== TASK DESCRIPTION ==
Print them exactly: the lines from the beginning of the entries below through the line that contains "const seriesNames = ['Gibbs', 'PM'];", and only those, with the pictures left out.

== RECORDS FOR THIS TASK ==
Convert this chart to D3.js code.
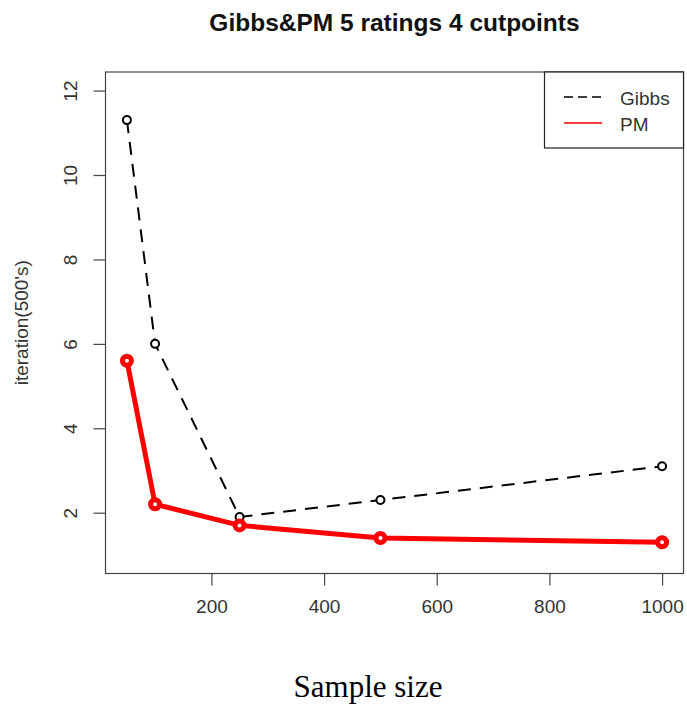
<!DOCTYPE html>
<html>
<head>
<meta charset="utf-8">
<script src="https://cdn.jsdelivr.net/npm/d3@7"></script>
<style>
  body { margin: 0; background: #fff; }
  svg { display: block; }
</style>
</head>
<body>
<svg id="chart" width="687" height="707"></svg>
<script>
// data
const sampleSizes = [50, 100, 250, 500, 1000];
const gibbsIter = [11.3, 6.0, 1.9, 2.3, 3.1];
const pmIter = [5.6, 2.2, 1.7, 1.4, 1.3];
const xTicks = [200, 400, 600, 800, 1000];
const yTicks = [2, 4, 6, 8, 10, 12];
const seriesNames = ['Gibbs', 'PM'];

const svg = d3.select('svg#chart');
const plotLeft = 105.5, plotRight = 683.5, plotTop = 72, plotBottom = 573.5;
const sans = 'Liberation Sans, Arial, sans-serif';

// R style axes: limits padded by 4%
const xScale = d3.scaleLinear()
    .domain([50 - 38, 1000 + 38])
    .range([plotLeft, plotRight]);
const yScale = d3.scaleLinear()
    .domain([1 - 0.44, 12 + 0.44])
    .range([plotBottom, plotTop]);

const axisColor = '#444';

// box
svg.append('rect')
    .attr('x', plotLeft)
    .attr('y', plotTop)
    .attr('width', plotRight - plotLeft)
    .attr('height', plotBottom - plotTop)
    .attr('fill', 'none')
    .attr('stroke', axisColor)
    .attr('stroke-width', 1.2);

// x axis
const xAxis = svg.append('g')
    .attr('transform', `translate(0, ${plotBottom})`)
    .call(d3.axisBottom(xScale).tickValues(xTicks).tickFormat(d3.format('d')).tickSize(12));
xAxis.select('.domain').remove();
xAxis.selectAll('line').attr('stroke', axisColor).attr('stroke-width', 1.2);
xAxis.selectAll('text')
    .attr('y', 39)
    .attr('dy', 0)
    .attr('font-family', sans)
    .attr('font-size', 19)
    .attr('fill', '#333');

// y axis, labels turned like R's default
const yAxis = svg.append('g')
    .attr('transform', `translate(${plotLeft}, 0)`)
    .call(d3.axisLeft(yScale).tickValues(yTicks).tickSize(12));
yAxis.select('.domain').remove();
yAxis.selectAll('line').attr('stroke', axisColor).attr('stroke-width', 1.2);
yAxis.selectAll('text')
    .attr('x', 0)
    .attr('dy', 0)
    .attr('transform', 'translate(-29, 0) rotate(-90)')
    .attr('text-anchor', 'middle')
    .attr('font-family', sans)
    .attr('font-size', 19)
    .attr('fill', '#333');

const line = d3.line()
    .x(d => xScale(d[0]))
    .y(d => yScale(d[1]));

const gibbs = sampleSizes.map((s, i) => [s, gibbsIter[i]]);
const pm = sampleSizes.map((s, i) => [s, pmIter[i]]);

// Gibbs: dashed black, small open circles
svg.append('path')
    .datum(gibbs)
    .attr('d', line)
    .attr('fill', 'none')
    .attr('stroke', '#000')
    .attr('stroke-width', 2)
    .attr('stroke-dasharray', '13,9');
svg.selectAll('circle.gibbs')
    .data(gibbs)
    .enter()
    .append('circle')
    .attr('class', 'gibbs')
    .attr('cx', d => xScale(d[0]))
    .attr('cy', d => yScale(d[1]))
    .attr('r', 4)
    .attr('fill', '#fff')
    .attr('stroke', '#000')
    .attr('stroke-width', 2);

// PM: thick red line with circles
svg.append('path')
    .datum(pm)
    .attr('d', line)
    .attr('fill', 'none')
    .attr('stroke', '#ff0000')
    .attr('stroke-width', 5);
svg.selectAll('circle.pm')
    .data(pm)
    .enter()
    .append('circle')
    .attr('class', 'pm')
    .attr('cx', d => xScale(d[0]))
    .attr('cy', d => yScale(d[1]))
    .attr('r', 4.5)
    .attr('fill', '#fff')
    .attr('stroke', '#ff0000')
    .attr('stroke-width', 5);

// legend
const legend = svg.append('g');
legend.append('rect')
    .attr('x', 544.5)
    .attr('y', plotTop)
    .attr('width', plotRight - 544.5)
    .attr('height', 76)
    .attr('fill', '#fff')
    .attr('stroke', '#222')
    .attr('stroke-width', 1.2);
const legendStyles = [
    { color: '#000', dash: '9,5', width: 1.5 },
    { color: '#ff0000', dash: null, width: 1.5 }
];
seriesNames.forEach((name, i) => {
    const y = 97 + i * 26;
    legend.append('line')
        .attr('x1', 564).attr('x2', 602)
        .attr('y1', y).attr('y2', y)
        .attr('stroke', legendStyles[i].color)
        .attr('stroke-width', legendStyles[i].width)
        .attr('stroke-dasharray', legendStyles[i].dash);
    legend.append('text')
        .attr('x', 620)
        .attr('y', y + 8)
        .attr('font-family', sans)
        .attr('font-size', 19)
        .attr('fill', '#333')
        .text(name);
});

// labels
svg.append('text')
    .attr('x', (plotLeft + plotRight) / 2)
    .attr('y', 31)
    .attr('text-anchor', 'middle')
    .attr('font-family', sans)
    .attr('font-weight', 'bold')
    .attr('font-size', 24.5)
    .attr('fill', '#111')
    .text('Gibbs&PM 5 ratings 4 cutpoints');

svg.append('text')
    .attr('transform', `translate(28, ${(plotTop + plotBottom) / 2}) rotate(-90)`)
    .attr('text-anchor', 'middle')
    .attr('font-family', sans)
    .attr('font-size', 19)
    .attr('fill', '#333')
    .text("iteration(500's)");

svg.append('text')
    .attr('x', 368)
    .attr('y', 697)
    .attr('text-anchor', 'middle')
    .attr('font-family', 'Liberation Serif, Times New Roman, serif')
    .attr('font-size', 31)
    .attr('fill', '#000')
    .text('Sample size');
</script>
</body>
</html>
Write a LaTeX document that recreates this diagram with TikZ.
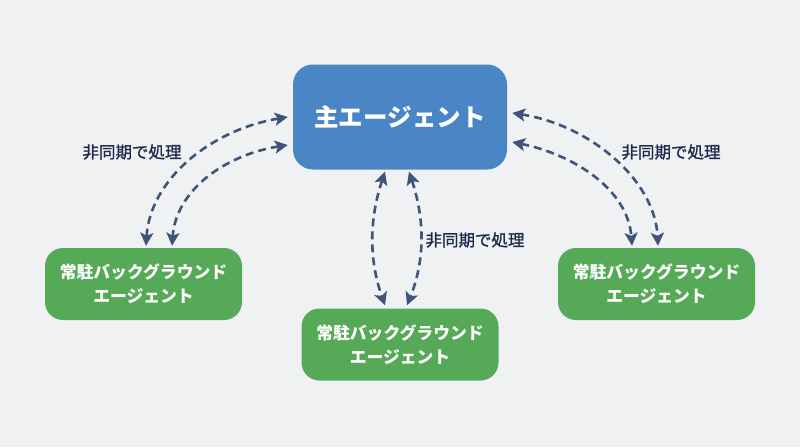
\documentclass[tikz,border=0pt]{standalone}
\usepackage{fontspec}
\setmainfont{Noto Sans CJK JP}
\newfontfamily\medfont{Noto Sans CJK JP}[FakeBold=1.2]
\usetikzlibrary{arrows.meta,calc}
\definecolor{bgc}{HTML}{F0F1F3}
\definecolor{mainblue}{HTML}{4A86C6}
\definecolor{agreen}{HTML}{55A957}
\definecolor{arrc}{HTML}{3E5479}
\definecolor{labc}{HTML}{1E2B4A}
\begin{document}
\begin{tikzpicture}[x=1pt,y=-1pt,
  mainbox/.style={fill=mainblue,rounded corners=20pt,minimum width=214pt,minimum height=105pt,inner sep=0pt,text=white,font=\bfseries\fontsize{24.5}{28}\selectfont},
  subbox/.style={fill=agreen,rounded corners=18pt,minimum width=197pt,minimum height=72pt,inner sep=0pt,text=white,align=center,font=\bfseries\fontsize{16.8}{24}\selectfont},
  conn/.style={draw=arrc,line width=2.6pt,dash pattern=on 8pt off 5pt,{Stealth[length=13pt,width=13pt,inset=3pt]}-{Stealth[length=13pt,width=13pt,inset=3pt]}},
  lab/.style={text=labc,font=\medfont\fontsize{16.5}{20}\selectfont}]
\fill[bgc] (0,0) rectangle (800,447);
\useasboundingbox (0,0) rectangle (800,447);
\node[mainbox] (main) at (400,117) {主エージェント};
\node[subbox] (left) at (143.5,284) {常駐バックグラウンド\\エージェント};
\node[subbox] (center) at (400,344.5) {常駐バックグラウンド\\エージェント};
\node[subbox] (right) at (656.5,284) {常駐バックグラウンド\\エージェント};
% left pair
\draw[conn] ([xshift=-5pt]main.west) .. controls (210,130) and (150,180) .. ([xshift=2.5pt,yshift=2pt]left.north);
\draw[conn] ([xshift=-5pt,yshift=-28pt]main.west) .. controls (225,155) and (176,190) .. ([xshift=28.5pt,yshift=2pt]left.north);
% right pair
\draw[conn] ([xshift=5pt,yshift=4pt]main.east) .. controls (590,125) and (655,180) .. ([xshift=1.5pt,yshift=2pt]right.north);
\draw[conn] ([xshift=5pt,yshift=-25pt]main.east) .. controls (575,155) and (628,190) .. ([xshift=-24.5pt,yshift=2pt]right.north);
% center pair
\draw[conn] ([xshift=-15pt,yshift=-2pt]main.south) .. controls (369,220) and (369,260) .. ([xshift=-15pt,yshift=3pt]center.north);
\draw[conn] ([xshift=9pt,yshift=-2pt]main.south) .. controls (425,220) and (425,260) .. ([xshift=7pt,yshift=3pt]center.north);
% labels
\node[lab] (l1) at (132,152) {非同期で処理};
\node[lab] (l2) at (671,152) {非同期で処理};
\node[lab] (l3) at (475,240) {非同期で処理};
\end{tikzpicture}
\end{document}
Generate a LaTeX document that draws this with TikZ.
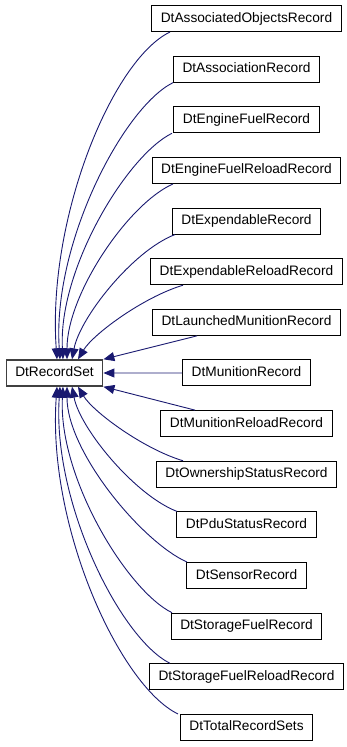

== RESULT FOR THIS TASK ==
Convert this chart to D3.js code.
<!DOCTYPE html>
<html>
<head>
<meta charset="utf-8">
<script src="https://cdn.jsdelivr.net/npm/d3@7"></script>
<style>
  body { margin: 0; background: #fff; }
  svg { display: block; }
</style>
</head>
<body>
<svg id="chart" width="687" height="707"></svg>
<script>
// data
const sampleSizes = [50, 100, 250, 500, 1000];
const gibbsIter = [11.3, 6.0, 1.9, 2.3, 3.1];
const pmIter = [5.6, 2.2, 1.7, 1.4, 1.3];
const xTicks = [200, 400, 600, 800, 1000];
const yTicks = [2, 4, 6, 8, 10, 12];
const seriesNames = ['Gibbs', 'PM'];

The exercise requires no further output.